** Begin SUPPLIED DATA **

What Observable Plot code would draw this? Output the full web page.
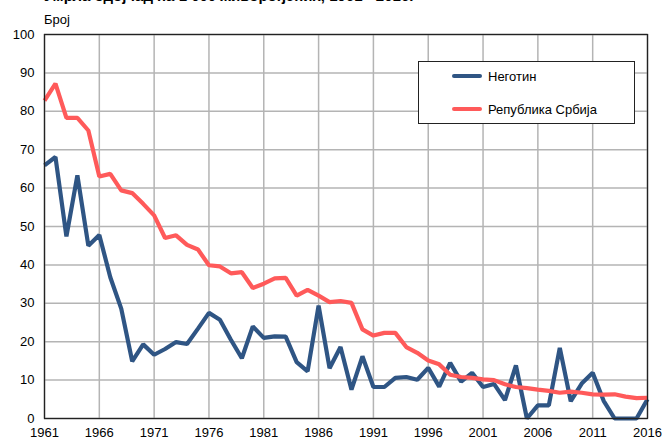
<!DOCTYPE html>
<html>
<head>
<meta charset="utf-8">
<script src="https://cdn.jsdelivr.net/npm/d3@7"></script>
<script src="https://cdn.jsdelivr.net/npm/@observablehq/plot@0.6"></script>
<style>
  html, body { margin: 0; padding: 0; background: #fff; overflow: hidden; }
  body { width: 665px; height: 443px; position: relative; font-family: "Liberation Sans", Arial, sans-serif; }
  #chart { position: absolute; left: 0; top: 0; }
  .title { position: absolute; left: 44px; top: -13px; font-size: 15px; font-weight: bold; white-space: nowrap; line-height: 17px; }
  .subtitle { position: absolute; left: 44px; top: 12px; font-size: 13px; line-height: 15px; }
  .legend { position: absolute; left: 418px; top: 61px; width: 215px; height: 61px; border: 1px solid #222; background: #fff; }
  .item { position: absolute; left: 33px; height: 16px; display: flex; align-items: center; font-size: 13px; }
  .sw { width: 30px; height: 4px; border-radius: 2px; margin-right: 6px; }
</style>
</head>
<body>
<div class="title">Умрла одојчад на 1 000 живорођених, 1961 - 2016.</div>
<div class="subtitle">Број</div>
<div id="chart"></div>
<div class="legend" id="legend"></div>
<script>
const years = [1961,1962,1963,1964,1965,1966,1967,1968,1969,1970,
  1971,1972,1973,1974,1975,1976,1977,1978,1979,1980,
  1981,1982,1983,1984,1985,1986,1987,1988,1989,1990,
  1991,1992,1993,1994,1995,1996,1997,1998,1999,2000,
  2001,2002,2003,2004,2005,2006,2007,2008,2009,2010,
  2011,2012,2013,2014,2015,2016];
const negotin = [65.9,68.1,47.4,63.3,45.0,47.8,36.8,28.6,14.9,19.3,
  16.6,18.1,19.9,19.4,23.4,27.5,25.7,20.5,15.7,24.0,
  21.0,21.4,21.3,14.7,12.3,29.4,13.1,18.6,7.5,16.2,
  8.2,8.2,10.6,10.8,10.1,13.2,8.3,14.5,9.6,11.9,
  8.2,9.0,4.8,13.8,0,3.4,3.4,18.4,4.5,9.1,
  11.9,4.6,0,0,0,5.0];
const srbija = [82.8,87.2,78.3,78.3,75.0,63.0,63.7,59.4,58.7,55.9,
  52.9,47.0,47.7,45.2,44.0,39.9,39.6,37.8,38.1,34.0,
  35.1,36.5,36.6,32.0,33.5,32.0,30.3,30.6,30.1,23.2,
  21.6,22.3,22.3,18.6,17.1,15.1,14.1,11.4,10.8,10.6,
  10.2,10.0,8.9,8.2,7.9,7.5,7.2,6.7,7.0,6.7,
  6.3,6.2,6.3,5.7,5.3,5.4];
const seriesNames = ["Неготин", "Република Србија"];
const seriesColors = ["#2f5584", "#ff5a5a"];
const xTicks = [1961,1966,1971,1976,1981,1986,1991,1996,2001,2006,2011,2016];
const yTicks = [0,10,20,30,40,50,60,70,80,90,100];

const rows = [];
years.forEach((y, i) => {
  rows.push({year: y, value: negotin[i], series: seriesNames[0]});
  rows.push({year: y, value: srbija[i], series: seriesNames[1]});
});

const chart = Plot.plot({
  width: 665,
  height: 443,
  marginLeft: 44,
  marginRight: 18,
  marginTop: 34,
  marginBottom: 25,
  style: {fontFamily: "'Liberation Sans', Arial, sans-serif", fontSize: "13px", color: "#000", background: "transparent"},
  x: {domain: [1961, 2016], ticks: xTicks, tickFormat: d => String(d), tickSize: 0, tickPadding: 9, label: null},
  y: {domain: [0, 100], ticks: yTicks, tickSize: 0, tickPadding: 10, label: null},
  color: {domain: seriesNames, range: seriesColors},
  marks: [
    Plot.gridX(xTicks, {stroke: "#b4b4b4", strokeOpacity: 1, strokeWidth: 1.5}),
    Plot.gridY(yTicks, {stroke: "#b4b4b4", strokeOpacity: 1, strokeWidth: 1.5}),
    Plot.lineY(rows, {x: "year", y: "value", z: "series", stroke: "series", strokeWidth: 4.2, strokeLinejoin: "miter", strokeLinecap: "butt"}),
    Plot.frame({stroke: "#222", strokeWidth: 1.3})
  ]
});
document.getElementById("chart").appendChild(chart);

const legend = document.getElementById("legend");
seriesNames.forEach((name, i) => {
  const it = document.createElement("div");
  it.className = "item";
  it.style.top = (i === 0 ? 6 : 39) + "px";
  const sw = document.createElement("div");
  sw.className = "sw";
  sw.style.background = seriesColors[i];
  const t = document.createElement("span");
  t.textContent = name;
  it.appendChild(sw);
  it.appendChild(t);
  legend.appendChild(it);
});
</script>
</body>
</html>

** End SUPPLIED DATA **

# EXERCISE INSTRUCTIONS
Quote in full the listing given above; the images are to be left out.

# RESULT
What Observable Plot code would draw this? Output the full web page.
<!DOCTYPE html>
<html>
<head>
<meta charset="utf-8">
<script src="https://cdn.jsdelivr.net/npm/d3@7"></script>
<script src="https://cdn.jsdelivr.net/npm/@observablehq/plot@0.6"></script>
<style>
  html, body { margin: 0; padding: 0; background: #fff; overflow: hidden; }
  body { width: 665px; height: 443px; position: relative; font-family: "Liberation Sans", Arial, sans-serif; }
  #chart { position: absolute; left: 0; top: 0; }
  .title { position: absolute; left: 44px; top: -13px; font-size: 15px; font-weight: bold; white-space: nowrap; line-height: 17px; }
  .subtitle { position: absolute; left: 44px; top: 12px; font-size: 13px; line-height: 15px; }
  .legend { position: absolute; left: 418px; top: 61px; width: 215px; height: 61px; border: 1px solid #222; background: #fff; }
  .item { position: absolute; left: 33px; height: 16px; display: flex; align-items: center; font-size: 13px; }
  .sw { width: 30px; height: 4px; border-radius: 2px; margin-right: 6px; }
</style>
</head>
<body>
<div class="title">Умрла одојчад на 1 000 живорођених, 1961 - 2016.</div>
<div class="subtitle">Број</div>
<div id="chart"></div>
<div class="legend" id="legend"></div>
<script>
const years = [1961,1962,1963,1964,1965,1966,1967,1968,1969,1970,
  1971,1972,1973,1974,1975,1976,1977,1978,1979,1980,
  1981,1982,1983,1984,1985,1986,1987,1988,1989,1990,
  1991,1992,1993,1994,1995,1996,1997,1998,1999,2000,
  2001,2002,2003,2004,2005,2006,2007,2008,2009,2010,
  2011,2012,2013,2014,2015,2016];
const negotin = [65.9,68.1,47.4,63.3,45.0,47.8,36.8,28.6,14.9,19.3,
  16.6,18.1,19.9,19.4,23.4,27.5,25.7,20.5,15.7,24.0,
  21.0,21.4,21.3,14.7,12.3,29.4,13.1,18.6,7.5,16.2,
  8.2,8.2,10.6,10.8,10.1,13.2,8.3,14.5,9.6,11.9,
  8.2,9.0,4.8,13.8,0,3.4,3.4,18.4,4.5,9.1,
  11.9,4.6,0,0,0,5.0];
const srbija = [82.8,87.2,78.3,78.3,75.0,63.0,63.7,59.4,58.7,55.9,
  52.9,47.0,47.7,45.2,44.0,39.9,39.6,37.8,38.1,34.0,
  35.1,36.5,36.6,32.0,33.5,32.0,30.3,30.6,30.1,23.2,
  21.6,22.3,22.3,18.6,17.1,15.1,14.1,11.4,10.8,10.6,
  10.2,10.0,8.9,8.2,7.9,7.5,7.2,6.7,7.0,6.7,
  6.3,6.2,6.3,5.7,5.3,5.4];
const seriesNames = ["Неготин", "Република Србија"];
const seriesColors = ["#2f5584", "#ff5a5a"];
const xTicks = [1961,1966,1971,1976,1981,1986,1991,1996,2001,2006,2011,2016];
const yTicks = [0,10,20,30,40,50,60,70,80,90,100];

const rows = [];
years.forEach((y, i) => {
  rows.push({year: y, value: negotin[i], series: seriesNames[0]});
  rows.push({year: y, value: srbija[i], series: seriesNames[1]});
});

const chart = Plot.plot({
  width: 665,
  height: 443,
  marginLeft: 44,
  marginRight: 18,
  marginTop: 34,
  marginBottom: 25,
  style: {fontFamily: "'Liberation Sans', Arial, sans-serif", fontSize: "13px", color: "#000", background: "transparent"},
  x: {domain: [1961, 2016], ticks: xTicks, tickFormat: d => String(d), tickSize: 0, tickPadding: 9, label: null},
  y: {domain: [0, 100], ticks: yTicks, tickSize: 0, tickPadding: 10, label: null},
  color: {domain: seriesNames, range: seriesColors},
  marks: [
    Plot.gridX(xTicks, {stroke: "#b4b4b4", strokeOpacity: 1, strokeWidth: 1.5}),
    Plot.gridY(yTicks, {stroke: "#b4b4b4", strokeOpacity: 1, strokeWidth: 1.5}),
    Plot.lineY(rows, {x: "year", y: "value", z: "series", stroke: "series", strokeWidth: 4.2, strokeLinejoin: "miter", strokeLinecap: "butt"}),
    Plot.frame({stroke: "#222", strokeWidth: 1.3})
  ]
});
document.getElementById("chart").appendChild(chart);

const legend = document.getElementById("legend");
seriesNames.forEach((name, i) => {
  const it = document.createElement("div");
  it.className = "item";
  it.style.top = (i === 0 ? 6 : 39) + "px";
  const sw = document.createElement("div");
  sw.className = "sw";
  sw.style.background = seriesColors[i];
  const t = document.createElement("span");
  t.textContent = name;
  it.appendChild(sw);
  it.appendChild(t);
  legend.appendChild(it);
});
</script>
</body>
</html>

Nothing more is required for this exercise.